「仏性の義3」「第十祖馬鳴尊者は、第十三祖のために、仏性海のことわりを説いていった。「山河大地は、みな依りて建立し、三昧・六通はこれによって発現す」とするならば、山河・大地はすべて仏性の海である。みな依りて建立すというのは、いま現に建立せられて、山河・大地としてあるということである。すでにみな依りて建立とある。さすれば、仏性海のすがたはかかるものと知られるのである。それはけっして、内の、外の、中間という問題ではない。そうだとすれば、山河を見るは、そのまま仏性を見ることでであり、仏性を見るというは、驢馬の腮(えら)を見、馬の嘴を見ることである。みな依るというは、全てが依るであり、また全てに依るであると、会得し、また会得せぬのである。また、三昧・六通はここによりて発現すという。しるがよい。もろもろの三昧の発りくるも、みにな仏性によるのであり、六神通のにるもならぬも、ともに仏性によるのである。ここ六神通というは、ただ小乗教においていう六つの神通のみではない。六というのは、前後さまざまなるを六神通の成就というのである。

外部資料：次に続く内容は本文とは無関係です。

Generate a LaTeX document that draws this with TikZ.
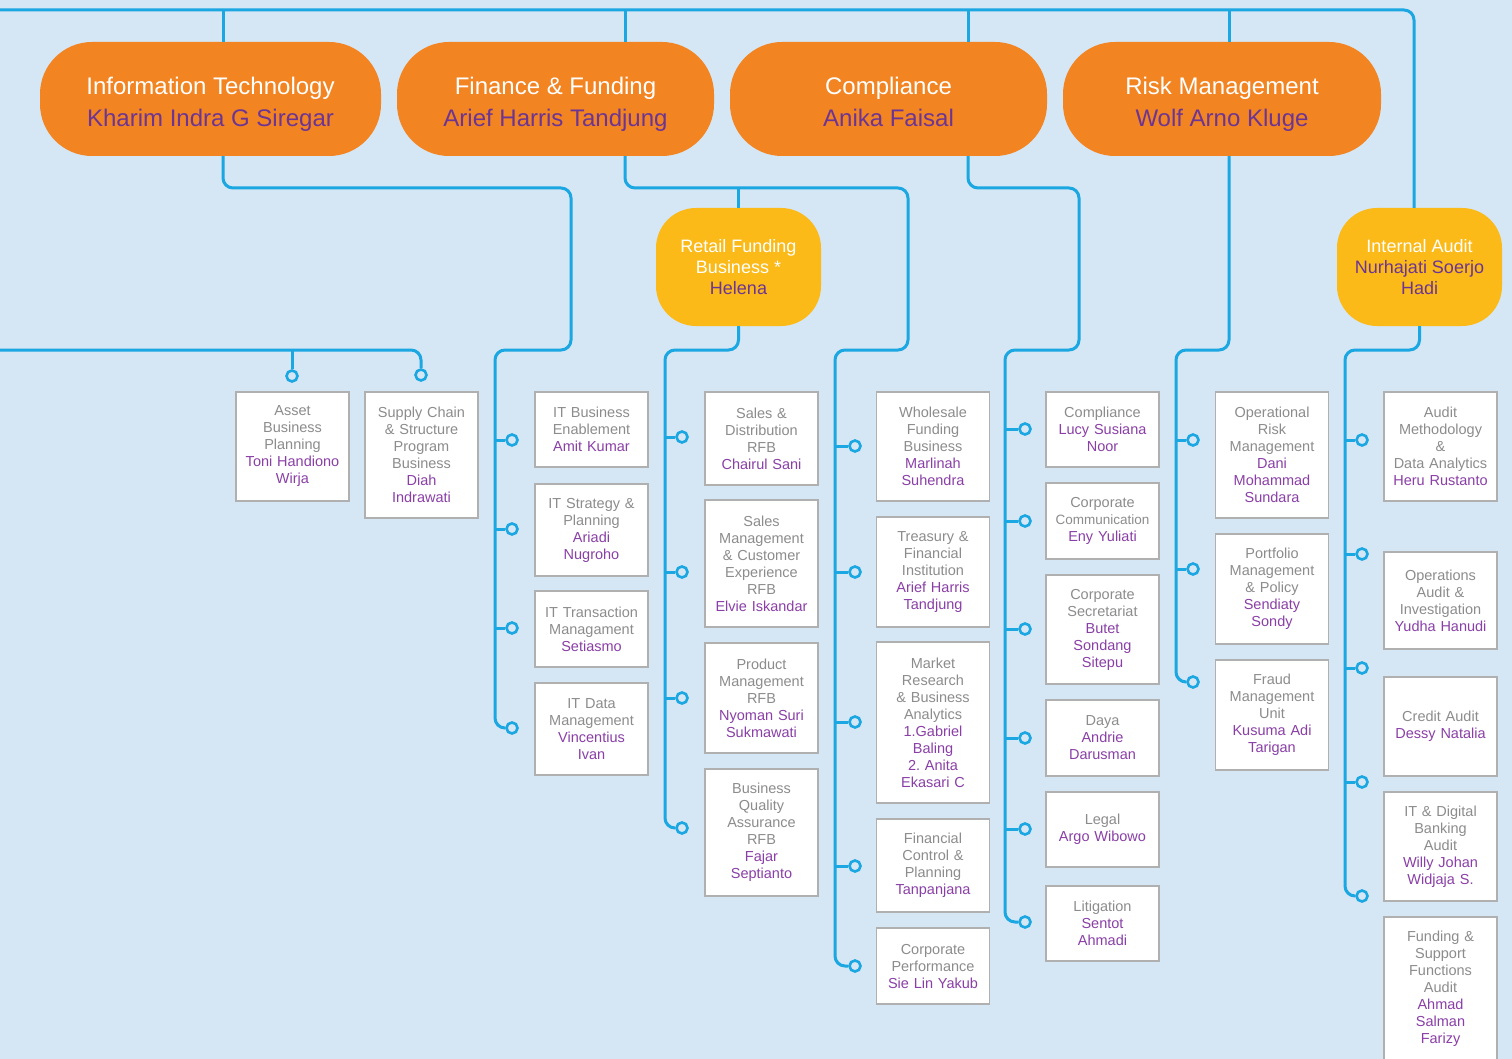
\documentclass[tikz,border=0pt]{standalone}
\usepackage{fontspec}
\setmainfont{Liberation Sans}
\frenchspacing
\definecolor{bgc}{HTML}{D5E6F5}
\definecolor{linec}{HTML}{1BA7E1}
\definecolor{orangec}{HTML}{F38422}
\definecolor{yellowc}{HTML}{FBBA18}
\definecolor{purc}{HTML}{8A3FA6}
\definecolor{darkpur}{HTML}{6C3593}
\definecolor{greyc}{HTML}{8C8C8C}
\definecolor{boxc}{HTML}{B0B0B0}
\newcommand\pname[1]{\textcolor{purc}{#1}}
\newcommand\hname[1]{\textcolor{darkpur}{#1}}
% two-line heading text with fixed line extents, so every heading sits alike
\newcommand\headtext[2]{\rule{0pt}{29pt}#1\\\hname{#2}\rule[-6pt]{0pt}{6pt}}
\begin{document}
\begin{tikzpicture}[x=1pt,y=-1pt,
  conn/.style={draw=linec, line width=3pt, rounded corners=10pt},
  stub/.style={draw=linec, line width=3pt},
  dot/.style={circle, draw=linec, line width=2.6pt, fill=bgc, minimum size=11pt, inner sep=0pt},
  unit/.style={draw=boxc, line width=1.2pt, fill=white, minimum width=113pt, minimum height=#1,
    text width=110pt, align=center, inner sep=0pt, text=greyc, font=\fontsize{14.5}{17}\selectfont},
  head/.style={fill=orangec, rounded corners=52pt, minimum height=114pt, minimum width=#1,
    align=center, text=white, inner sep=0pt, font=\fontsize{24}{32}\selectfont},
  sub/.style={fill=yellowc, rounded corners=40pt, minimum width=165pt, minimum height=118pt,
    align=center, text=white, inner sep=0pt, font=\fontsize{18}{21}\selectfont}]

\fill[bgc] (0,0) rectangle (1512,1059);
\useasboundingbox (0,0) rectangle (1512,1059);
\clip (0,0) rectangle (1512,1059);

% division heads
\node[head=341] (it)   at (210.5,99) {\headtext{Information Technology}{Kharim Indra G Siregar}};
\node[head=317] (fin)  at (555.5,99) {\headtext{Finance \& Funding}{Arief Harris Tandjung}};
\node[head=317] (comp) at (888.5,99) {\headtext{Compliance}{Anika Faisal}};
\node[head=318] (risk) at (1222,99)  {\headtext{Risk Management}{Wolf Arno Kluge}};

% sub-division heads
\node[sub] (rfb) at (738.5,267)  {Retail Funding\\Business *\\\hname{Helena}};
\node[sub] (ia)  at (1419.5,267) {Internal Audit\\\hname{Nurhajati Soerjo}\\\hname{Hadi}};

% units without a head on this page
\node[unit=109] (asset)  at (292.5,446.5) {Asset\\Business\\Planning\\\pname{Toni Handiono}\\\pname{Wirja}};
\node[unit=126] (supply) at (421.5,455)   {Supply Chain\\\& Structure\\Program\\Business\\\pname{Diah}\\\pname{Indrawati}};

% information technology units
\node[unit=75] (itb) at (591.5,429.5) {IT Business\\Enablement\\\pname{Amit Kumar}};
\node[unit=92] (its) at (591.5,530)   {IT Strategy \&\\Planning\\\pname{Ariadi}\\\pname{Nugroho}};
\node[unit=76] (itt) at (591.5,629)   {IT Transaction\\Managament\\\pname{Setiasmo}};
\node[unit=92] (itd) at (591.5,729)   {IT Data\\Management\\\pname{Vincentius}\\\pname{Ivan}};

% retail funding units
\node[unit=93]  (sd) at (761.5,438.5) {Sales \&\\Distribution\\RFB\\\pname{Chairul Sani}};
\node[unit=127] (sm) at (761.5,563.5) {Sales\\Management\\\& Customer\\Experience\\RFB\\\pname{Elvie Iskandar}};
\node[unit=110] (pm) at (761.5,698)   {Product\\Management\\RFB\\\pname{Nyoman Suri}\\\pname{Sukmawati}};
\node[unit=127] (bq) at (761.5,832.5) {Business\\Quality\\Assurance\\RFB\\\pname{Fajar}\\\pname{Septianto}};

% finance units
\node[unit=109] (wf) at (933,446.5) {Wholesale\\Funding\\Business\\\pname{Marlinah}\\\pname{Suhendra}};
\node[unit=110] (tf) at (933,572)   {Treasury \&\\Financial\\Institution\\\pname{Arief Harris}\\\pname{Tandjung}};
\node[unit=161] (mr) at (933,722.5) {Market\\Research\\\& Business\\Analytics\\\pname{1.Gabriel}\\\pname{Baling}\\\pname{2. Anita}\\\pname{Ekasari C}};
\node[unit=93]  (fc) at (933,865.5) {Financial\\Control \&\\Planning\\\pname{Tanpanjana}};
\node[unit=76]  (cp) at (933,966)   {Corporate\\Performance\\\pname{Sie Lin Yakub}};

% compliance units
\node[unit=75]  (cmp)  at (1102.5,429.5) {Compliance\\\pname{Lucy Susiana}\\\pname{Noor}};
\node[unit=76]  (cc)   at (1102.5,521)   {Corporate\\{\fontsize{13.5}{17}\selectfont Communication}\\\pname{Eny Yuliati}};
\node[unit=109] (cs)   at (1102.5,629.5) {Corporate\\Secretariat\\\pname{Butet}\\\pname{Sondang}\\\pname{Sitepu}};
\node[unit=76]  (daya) at (1102.5,738)   {Daya\\\pname{Andrie}\\\pname{Darusman}};
\node[unit=75]  (leg)  at (1102.5,829.5) {Legal\\\pname{Argo Wibowo}};
\node[unit=75]  (lit)  at (1102.5,923.5) {Litigation\\\pname{Sentot}\\\pname{Ahmadi}};

% risk units
\node[unit=126] (orm) at (1272,455) {Operational\\Risk\\Management\\\pname{Dani}\\\pname{Mohammad}\\\pname{Sundara}};
\node[unit=110] (pmp) at (1272,589) {Portfolio\\Management\\\& Policy\\\pname{Sendiaty}\\\pname{Sondy}};
\node[unit=110] (fmu) at (1272,715) {Fraud\\Management\\Unit\\\pname{Kusuma Adi}\\\pname{Tarigan}};

% audit units
\node[unit=109] (amd) at (1440.5,446.5) {Audit\\Methodology\\\&\\Data Analytics\\\pname{Heru Rustanto}};
\node[unit=97]  (oai) at (1440.5,600.5) {Operations\\Audit \&\\Investigation\\\pname{Yudha Hanudi}};
\node[unit=99]  (ca)  at (1440.5,726.5) {Credit Audit\\\pname{Dessy Natalia}};
\node[unit=109] (ida) at (1440.5,846.5) {IT \& Digital\\Banking\\Audit\\\pname{Willy Johan}\\\pname{Widjaja S.}};
\node[unit=143] (fsa) at (1440.5,988.5) {Funding \&\\Support\\Functions\\Audit\\\pname{Ahmad}\\\pname{Salman}\\\pname{Farizy}};

% connector ends
\node[dot] (asc) at (292,376) {};
\node[dot] (supc) at (421,375) {};
\foreach \i/\y in {1/440,2/529,3/628,4/728} \node[dot] (itc\i) at (512,\y) {};
\foreach \i/\y in {1/437,2/572,3/698,4/828} \node[dot] (rfbc\i) at (682,\y) {};
\foreach \i/\y in {1/446,2/572,3/722,4/866,5/966} \node[dot] (finc\i) at (855,\y) {};
\foreach \i/\y in {1/429,2/521,3/629,4/738,5/829,6/922} \node[dot] (compc\i) at (1025,\y) {};
\foreach \i/\y in {1/440,2/569,3/682} \node[dot] (riskc\i) at (1193,\y) {};
\foreach \i/\y in {1/440,2/554,3/668,4/782,5/896} \node[dot] (iac\i) at (1362,\y) {};

% routing points
\coordinate (topL) at (0,10);
\coordinate (leftL) at (0,350);
\coordinate (xIT) at (223,0);
\coordinate (xFin) at (625,0);
\coordinate (xComp) at (968,0);
\coordinate (xRisk) at (1229,0);
\coordinate (itBend) at (571,188);
\coordinate (itTrunk) at (495,350);
\coordinate (finBend) at (908,188);
\coordinate (finTrunk) at (835,350);
\coordinate (rfbTrunk) at (665,350);
\coordinate (compBend) at (1079,188);
\coordinate (compTrunk) at (1005,350);
\coordinate (riskTrunk) at (1176,350);
\coordinate (iaTrunk) at (1345,350);

% top bus
\draw[conn] (topL) -| ([xshift=-5.5pt]ia.north);
\foreach \n/\x in {it/xIT, fin/xFin, comp/xComp, risk/xRisk}
  \draw[stub] (\n.north -| \x) -- (topL -| \x);

% left bus
\draw[conn] (leftL) -| (supc.north);
\draw[stub] (asc.north) -- (asc.north |- leftL);

% information technology
\draw[conn] (it.south -| xIT) |- (itBend) |- (itTrunk) |- (itc4.west);
\foreach \i in {1,2,3} \draw[stub] (itc\i.west) -- (itc\i.west -| itTrunk);

% finance and retail funding
\draw[conn] (fin.south -| xFin) |- (finBend) |- (finTrunk) |- (finc5.west);
\foreach \i in {1,2,3,4} \draw[stub] (finc\i.west) -- (finc\i.west -| finTrunk);
\draw[stub] (rfb.north) -- (rfb.north |- finBend);
\draw[conn] (rfb.south) |- (rfbTrunk) |- (rfbc4.west);
\foreach \i in {1,2,3} \draw[stub] (rfbc\i.west) -- (rfbc\i.west -| rfbTrunk);

% compliance
\draw[conn] (comp.south -| xComp) |- (compBend) |- (compTrunk) |- (compc6.west);
\foreach \i in {1,2,3,4,5} \draw[stub] (compc\i.west) -- (compc\i.west -| compTrunk);

% risk
\draw[conn] (risk.south -| xRisk) |- (riskTrunk) |- (riskc3.west);
\foreach \i in {1,2} \draw[stub] (riskc\i.west) -- (riskc\i.west -| riskTrunk);

% internal audit
\draw[conn] (ia.south) |- (iaTrunk) |- (iac5.west);
\foreach \i in {1,2,3,4} \draw[stub] (iac\i.west) -- (iac\i.west -| iaTrunk);
\end{tikzpicture}
\end{document}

。だからとて、六神通とは、きそい茂る百草をすべて、明々たる仏祖のこころであるといった工合に考えてはならぬ。六神通にこだわり滞るのもまた、仏性の海にそそぐ流れを阻害することとなるのである。(道元:正法眼蔵・仏性)
原文「第十二祖馬鳴尊者、十三祖のために仏性海とくにしはく、「山河大地、皆依建立、三昧六通、由玆発現」しかあればこの山河大地、みな仏性海なり。皆依建立といふは、建立せる正当恁麼時、これ山河大地なり。すでに皆依建立といふ、しるべし、仏性海のかたちはかくのごとし、さらに内外中間にかかはるべきにあらず。恁麼ならば、山河をみるは仏性をみるなり。仏性を見るは驢腮馬嘴をみるにり。皆依は全依なり。依全なりと、会取し不会取するなり。三昧六通。由玆不由玆、ともに皆依仏性なり。六神通はただ阿笈摩教にいふ六神通にあらず。六としーいふは、前三三後三三を六神通波羅蜜といふ。しかあれば、六神通は明明百草頭、明明仏祖意なりと参究することなかれ。六神通に滞累せしむといへども、仏性海の朝宗に罜礙するものなり。」
六通:六神通である。定・慧等の力によってうる六種の自在なる力ををいう。神足通、天眼通、天耳通、他心通、宿命通、漏尽通という。阿笈摩教:小乗教、神通波羅蜜:神通の成就、完成。